A report from the Environmental Protection Agency published today concludes that 16 of Ireland's 29 active landfill sites will be full within the next three years.

The National Waste Report for 2009 records an 8.4% decline in municipal waste generated, which is a return to 2004 levels.

There has also been an 11% decrease in the amount of waste going to landfill. The recycling rate recorded in 2009 was 35%, which is close the European norm of 40%.

The report draws attention to Co Donegal, which it says has a 'critical capacity shortage'. The one landfill operating there is expected to close by the end of this year, according to the EPA.

It warns that significant 'inter-regional movement of waste' will need to be accommodated over the next three years as county landfills close.

Even if the level of waste generated remained at 2009 levels, Ireland would run out of landfill space within eight years if two new landfill facilities are not developed, one at Bottlehill in Cork and the other at Fingal near Dublin City.
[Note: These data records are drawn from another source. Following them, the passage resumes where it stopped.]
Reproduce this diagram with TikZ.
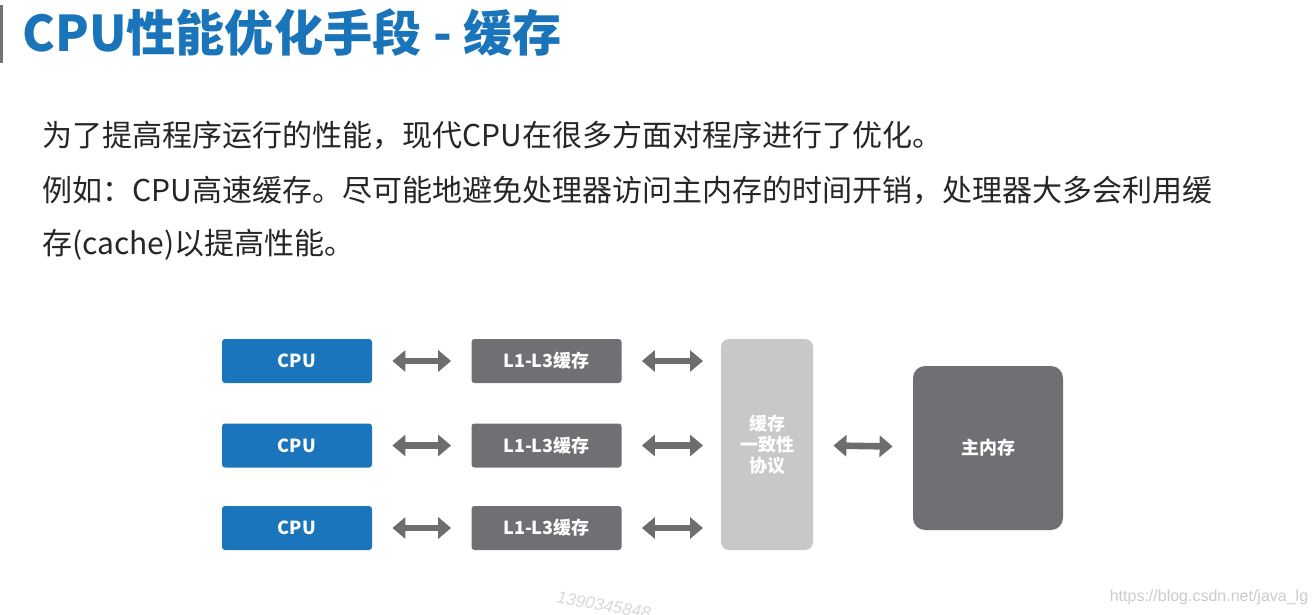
\documentclass[tikz,border=0pt]{standalone}
\usepackage{fontspec}
\setmainfont{Noto Sans CJK SC}
\newfontfamily\latinsans{Liberation Sans}
\usetikzlibrary{arrows.meta,positioning}
\definecolor{titleblue}{HTML}{1A74BA}
\definecolor{cpublue}{HTML}{1B75BC}
\definecolor{darkbox}{HTML}{707074}
\definecolor{lightbox}{HTML}{C8C8C8}
\definecolor{arrowgrey}{HTML}{6D6D70}
\begin{document}
\begin{tikzpicture}[x=0.5pt,y=-0.5pt,
  cpubox/.style={fill=cpublue,rounded corners=1.5pt,minimum width=75pt,minimum height=22pt,text=white,font=\fontsize{9}{11}\selectfont\bfseries},
  cachebox/.style={cpubox,fill=darkbox},
  bothway/.style={{Triangle[width=10.5pt,length=6.5pt]}-{Triangle[width=10.5pt,length=6.5pt]},line width=3.3pt,arrowgrey,shorten <=10pt,shorten >=10pt},
  bodyline/.style={anchor=west,inner sep=0pt,text=black!85,font=\fontsize{15}{18}\selectfont}]
\useasboundingbox[fill=white] (0,0) rectangle (1314,615);
\fill[black!55] (0,5) rectangle (3,63);
\node[anchor=west,inner sep=0pt,text=titleblue,font=\fontsize{24.6}{30}\selectfont\bfseries] (title) at (22,33) {CPU性能优化手段 - 缓存};
\node[bodyline] (lineA) at (42,135) {为了提高程序运行的性能，现代CPU在很多方面对程序进行了优化。};
\node[bodyline] (lineB) at (42,190) {例如：CPU高速缓存。尽可能地避免处理器访问主内存的时间开销，处理器大多会利用缓};
\node[bodyline] (lineC) at (42,245) {存(cache)以提高性能。};
% coherence box and main memory
\node[fill=lightbox,rounded corners=4pt,minimum width=46pt,minimum height=105.5pt,text=white,align=center,font=\fontsize{9}{10.5}\selectfont\bfseries] (coherence) at (767,444.5) {缓存\\一致性\\协议};
\node[fill=darkbox,rounded corners=6pt,minimum width=75pt,minimum height=82pt,text=white,font=\fontsize{9}{11}\selectfont\bfseries] (memory) at (988,448) {主内存};
\foreach \row/\y in {A/361,B/445.5,C/528}{
  \node[cpubox] (cpu\row) at (297,\y) {CPU};
  \node[cachebox] (cache\row) at (546.5,\y) {L1-L3缓存};
  \coordinate (link\row) at (721,\y);
  \draw[bothway] (cpu\row) -- (cache\row);
  \draw[bothway,shorten >=9pt] (cache\row) -- (link\row);
}
\draw[bothway] (coherence) -- (memory);
% watermarks
\node[rotate=-10,anchor=west,inner sep=0pt,text=black!15,font=\latinsans\itshape\fontsize{8.5}{10}\selectfont] (stamp) at (557,597) {1390345848};
\node[inner sep=0pt,text=black!20,font=\latinsans\fontsize{8}{10}\selectfont] (url) at (1209,597) {https://blog.csdn.net/java\_lg};
\end{tikzpicture}
\end{document}
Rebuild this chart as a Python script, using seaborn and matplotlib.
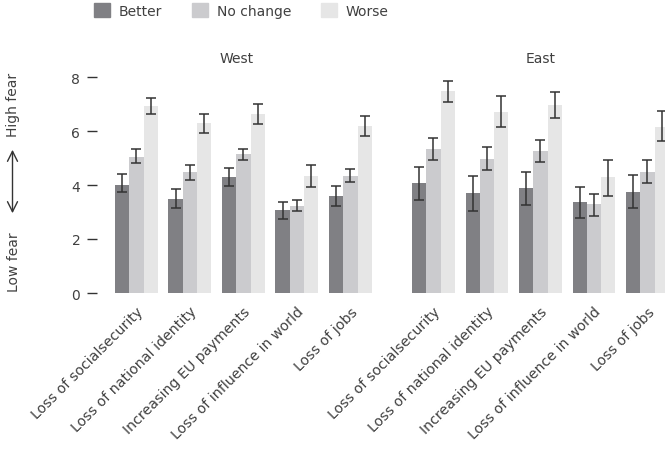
import matplotlib
matplotlib.use("Agg")
import matplotlib.pyplot as plt
import numpy as np
import pandas as pd
import seaborn as sns

categories = ["Loss of socialsecurity", "Loss of national identity",
              "Increasing EU payments", "Loss of influence in world",
              "Loss of jobs"]
changes = ["Better", "No change", "Worse"]
regions = ["West", "East"]

# mean fear score per change level, category order as above
west_better = [4.00, 3.48, 4.30, 3.08, 3.60]
west_nochange = [5.05, 4.50, 5.15, 3.22, 4.34]
west_worse = [6.93, 6.30, 6.64, 4.34, 6.19]
east_better = [4.07, 3.70, 3.89, 3.37, 3.74]
east_nochange = [5.33, 4.98, 5.27, 3.28, 4.50]
east_worse = [7.49, 6.72, 6.98, 4.30, 6.16]

# confidence interval bounds
west_better_lo = [3.73, 3.14, 3.98, 2.74, 3.24]
west_better_hi = [4.40, 3.84, 4.62, 3.36, 3.96]
west_nochange_lo = [4.81, 4.20, 4.92, 3.02, 4.10]
west_nochange_hi = [5.32, 4.74, 5.35, 3.46, 4.59]
west_worse_lo = [6.62, 5.92, 6.27, 3.93, 5.80]
west_worse_hi = [7.22, 6.64, 7.00, 4.74, 6.54]
east_better_lo = [3.45, 3.03, 3.25, 2.76, 3.14]
east_better_hi = [4.66, 4.35, 4.50, 3.92, 4.38]
east_nochange_lo = [4.94, 4.54, 4.87, 2.87, 4.06]
east_nochange_hi = [5.75, 5.39, 5.66, 3.66, 4.93]
east_worse_lo = [7.08, 6.14, 6.49, 3.61, 5.64]
east_worse_hi = [7.87, 7.29, 7.44, 4.91, 6.74]

values = {
    "West": [west_better, west_nochange, west_worse],
    "East": [east_better, east_nochange, east_worse],
}
lows = {
    "West": [west_better_lo, west_nochange_lo, west_worse_lo],
    "East": [east_better_lo, east_nochange_lo, east_worse_lo],
}
highs = {
    "West": [west_better_hi, west_nochange_hi, west_worse_hi],
    "East": [east_better_hi, east_nochange_hi, east_worse_hi],
}

palette = {"Better": "#808084", "No change": "#cbcbce", "Worse": "#e6e6e6"}
text_color = "#404040"

sns.set_style("white")
plt.rcParams["font.family"] = ["DejaVu Sans"]
plt.rcParams["text.color"] = text_color
plt.rcParams["xtick.color"] = text_color
plt.rcParams["ytick.color"] = text_color

W, H = 665, 452
fig = plt.figure(figsize=(W / 100, H / 100), dpi=100)

y0_px = 294        # pixel row of value 0
unit_px = 27.0     # pixels per unit
ymax = 8.3
pitch = 53.5
bottom = (H - y0_px) / H
height = ymax * unit_px / H

# left panel starts a bit further left so the ticks sit off the bars
ax_w = fig.add_axes([97 / W, bottom, (4.5 + 0.736) * pitch / W, height])
ax_e = fig.add_axes([(433.4 - 0.5 * pitch) / W, bottom, 5 * pitch / W, height])

for ax, region in zip([ax_w, ax_e], regions):
    rows = []
    for c_i, change in enumerate(changes):
        for k, cat in enumerate(categories):
            rows.append({"category": cat, "change": change,
                         "value": values[region][c_i][k]})
    df = pd.DataFrame(rows)
    sns.barplot(data=df, x="category", y="value", hue="change",
                hue_order=changes, order=categories, palette=palette,
                errorbar=None, saturation=1, width=0.8, gap=0,
                legend=False, linewidth=0, ax=ax)

    # error bars at the bar centres
    bar_conts = list(ax.containers)
    for c_i, cont in enumerate(bar_conts):
        xs = [b.get_x() + b.get_width() / 2 for b in cont]
        mean = np.array(values[region][c_i])
        lo = np.array(lows[region][c_i])
        hi = np.array(highs[region][c_i])
        ax.errorbar(xs, mean, yerr=[mean - lo, hi - mean], fmt="none",
                    ecolor="#333333", elinewidth=1.1, capsize=3.5,
                    capthick=1.1, zorder=5)

    ax.set_ylim(0, ymax)
    ax.set_xlabel("")
    ax.set_ylabel("")
    ax.set_title(region, fontsize=10, color=text_color, pad=5)
    ax.set_xticks(range(len(categories)))
    ax.set_xticklabels(categories, rotation=45, ha="right",
                       rotation_mode="anchor", fontsize=10.2)
    ax.tick_params(axis="x", length=0, pad=8)
    sns.despine(ax=ax, left=True, bottom=True)

ax_w.set_xlim(-0.736, 4.5)
ax_e.set_xlim(-0.5, 4.5)
ax_w.set_yticks([0, 2, 4, 6, 8])
ax_w.tick_params(axis="y", length=7, width=1, color="#333333",
                 labelsize=10, pad=5, left=True)
ax_e.set_yticks([])

# y axis description with double arrow
fig.text(13.5 / W, 1 - 105 / H, "High fear", rotation=90, ha="center",
         va="center", fontsize=10)
fig.text(13.5 / W, 1 - 262 / H, "Low fear", rotation=90, ha="center",
         va="center", fontsize=10)
ax_w.annotate("", xy=(12.5 / W, 1 - 148 / H), xytext=(12.5 / W, 1 - 217 / H),
              xycoords="figure fraction", textcoords="figure fraction",
              arrowprops=dict(arrowstyle="<->", color="#333333", lw=1,
                              mutation_scale=18))

handles = [plt.Rectangle((0, 0), 1, 1, color=palette[c]) for c in changes]
fig.legend(handles, changes, loc="upper left", ncol=3, frameon=False,
           bbox_to_anchor=(94 / W, 1 - 4 / H), borderpad=0, borderaxespad=0,
           fontsize=10, handlelength=1.15, handleheight=1.15,
           handletextpad=0.6, columnspacing=2.2)

fig.savefig("out.png", dpi=100)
The National Waste Report for 2009 does find Ireland is meeting a number of its targets with regard to waste management.

However, a failure to meet targets in the national strategy on biodegradable waste is not helped by the slow roll-out of separated waste collection in some counties.

The economic downturn has had a marked influence on waste generation, but the report warns of the need to break the traditional link between waste growth and economic growth.

It says that Ireland will be challenged to meet the waste diversion and recovery targets if the infrastructure needed is not put in place in the coming years.